Security interests over firm assets may restrict opportunities for such transactions to be entered into (given restrictions on the ability to dispose of the asset free and clear of the security interest, except perhaps in the ordinary course of business), but security will not always be available, and in any case has its own costs. Transaction avoidance rules can thus be considered a useful complement, particularly where rules imposing personal liability on controllers are (perhaps because of weak prospects of enforcement) not sufficient to deter entry into such transactions.
Existing 'best practice' guidance on the design of transaction avoidance rules suggests that such rules are best housed within collective insolvency procedures, where an independent trustee or insolvency practitioner can be recruited to investigate pre-commencement transactions and litigate on behalf of the general body of creditors, the fruits of their industry enuring for creditors’ collective benefit. But the commencement of insolvency proceedings can also reduce the value of the debtor’s estate. Corporate insolvency procedures are highly complex; they require sophisticated infrastructure, including well-resourced and independent courts, for effective implementation. The weaker this infrastructure, the graver the risk of value destruction in insolvency proceedings.
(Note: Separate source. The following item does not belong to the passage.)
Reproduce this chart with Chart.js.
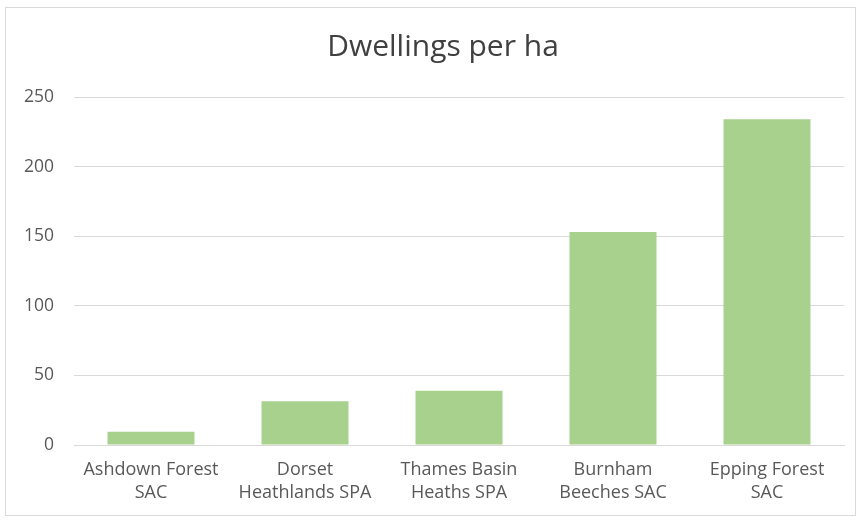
<!DOCTYPE html>
<html>
<head>
<meta charset="utf-8">
<script src="https://cdn.jsdelivr.net/npm/chart.js@4/dist/chart.umd.min.js"></script>
<style>
  body { margin: 0; background: #fff; }
  #frame { position: absolute; left: 5px; top: 7px; width: 849px; height: 507px; border: 1px solid #d9d9d9; }
  #wrap { position: absolute; left: 0; top: 0; width: 861px; height: 522px; }
</style>
</head>
<body>
<div id="frame"></div>
<div id="wrap"><canvas id="myChart" width="861" height="522"></canvas></div>
<script>
const chartTitle = 'Dwellings per ha';
const categories = [
    ['Ashdown Forest', 'SAC'],
    ['Dorset', 'Heathlands SPA'],
    ['Thames Basin', 'Heaths SPA'],
    ['Burnham', 'Beeches SAC'],
    ['Epping Forest', 'SAC']
];
const dwellings = [9.5, 31.5, 39, 153, 234];
const yTicks = [0, 50, 100, 150, 200, 250];

const fontFamily = '"Open Sans", "Noto Sans", sans-serif';

// title sits a bit right of the plot centre, like the original
const titlePlugin = {
    id: 'offsetTitle',
    afterDraw(chart) {
        const c = chart.ctx;
        c.save();
        c.font = '30px ' + fontFamily;
        c.fillStyle = '#404040';
        c.textAlign = 'center';
        c.textBaseline = 'middle';
        c.fillText(chartTitle, 443, 47);
        c.restore();
    }
};

const ctx = document.getElementById('myChart');
const myChart = new Chart(ctx, {
    type: 'bar',
    data: {
        labels: categories,
        datasets: [{
            label: chartTitle,
            data: dwellings,
            backgroundColor: '#a9d18e',
            borderWidth: 0,
            categoryPercentage: 0.565,
            barPercentage: 1
        }]
    },
    options: {
        responsive: false,
        animation: false,
        layout: { padding: { left: 0, right: 17, top: 97, bottom: 0 } },
        plugins: {
            legend: { display: false },
            tooltip: { enabled: false },
            title: { display: false }
        },
        scales: {
            x: {
                grid: { display: false, drawTicks: false },
                border: { color: '#d9d9d9' },
                ticks: {
                    color: '#595959',
                    font: { family: fontFamily, size: 18, lineHeight: 1.28 },
                    padding: 13,
                    maxRotation: 0,
                    autoSkip: false
                },
                afterFit: function(scale) { scale.height = 77; }
            },
            y: {
                min: 0,
                max: 250,
                afterBuildTicks: function(scale) {
                    scale.ticks = yTicks.map(v => ({ value: v }));
                },
                grid: { color: '#d9d9d9', drawTicks: false },
                border: { display: false },
                ticks: {
                    color: '#595959',
                    font: { family: fontFamily, size: 17.5 },
                    padding: 20
                },
                afterFit: function(scale) { scale.width = 74; }
            }
        }
    },
    plugins: [titlePlugin]
});
</script>
</body>
</html>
Where courts are weak, creditors may thus prefer to see firms fail outside of collective insolvency procedures, even if this means foregoing opportunities to use the transaction avoidance tools available within them. Consistently with this, Claessens and Klapper (2005) find that bankruptcy filings are more frequent in countries with better functioning judicial systems. Other qualitative literature similarly reports non-usage of bankruptcy laws in emerging markets, linked to inefficiencies in enforcement and implementation.
This suggests that avoidance tools may be most powerful when available outside insolvency proceedings as well as within them, so as to be available for use by creditors in circumstances where the commencement of collective proceedings is considered by all creditors to be unnecessary or undesirable. Creditors using such rules will not, of course, be able to avoid courts. But transaction avoidance rules are likely to be simpler to adjudicate than corporate insolvency proceedings are to supervise, and their outcome is less likely to have the kind of political salience that might warrant state intervention. As such, weaker courts might be predicted to be more effective in applying avoidance rules outside insolvency proceedings than they are in supervising an insolvency practitioner investigating suspect transactions as part of the performance of a suite of functions in a collective procedure.
Making transaction avoidance rules available to creditors outside insolvency proceedings is hardly a novel idea. Fraudulent conveyance law is ancient, and its relief has never been conditioned on the commencement of collective proceedings. Under Roman law what became known as the actio Pauliana was available both in and outside early prototypes of bankruptcy procedures; it allowed a creditor harmed by the (intentional) disposition of an asset of the debtor to have recourse to the transferee, as if the asset the subject of the conveyance had not been validly transferred. The common law analogue, appearing first in statutory form in 1376 , similarly predated the introduction of procedures for collective execution. Many jurisdictions have retained some form of this action, often described as the ‘actio Pauliana outside bankruptcy’, on their statute books. But these forms of action have received little attention in international best practice guidance on the design of insolvency and creditor rights regimes, have not been studied systematically by empiricists, and have not benefited from international initiatives to improve the efficacy of domestic insolvency rules in cross-border cases.
In a chapter in a forthcoming book edited by Luca Enriques and Tobias Tröger (The Law and Finance of Related Party Transactions, CUP 2019), I make the case for a renewed focus on the actio Pauliana outside bankruptcy; I explore aspects of the design of such actions, including by considering whether it is coherent for such actions to encompass preferential as well as non-preferential transactions, even though the result in the former case is the reversal of a payment in favour of one creditor with a view to favouring another (I conclude that it may be); and I suggest that in cross-border cases a convention on the recognition and enforcement of the actio Pauliana outside bankruptcy is both desirable and, if limited to non-preferential transactions, potentially feasible.
Kristin van Zwieten is the Clifford Chance Associate Professor of Law and Finance at the University of Oxford.
 As noted in Karin Thorburn, ‘Corporate Governance and Financial Distress’ in Hans Sjögren and Göran Skogh (eds), New Perspectives on Economic Crime (Edward Elgar 2004) 84.
 William Warwick Buckland, A Textbook of Roman Law from Augustus to Justinian (3rd ed., CUP 1966) 595-596; Ilaria Pretelli, ‘Cross-Border Credit Protection Against Fraudulent Transfers of Assets: Actio Pauliana in the Conflict of Laws’ (2011) 13 Yearbook of Private International Law 590, 595.
 50 Edward III, cap. 6 (1376), noted in F.W.S. Cumbrae-Stewart, ‘The Actio-Pauliana: its origin, nature and development: being a dissertation on frauds upon creditors in the civil law’ (doctoral dissertation, 1920, University of Oxford).
 Louis Edward Levinthal, ‘The Early History of Bankruptcy Law’ (1918) 66 University of Pennsylvania Law Review 223, 227.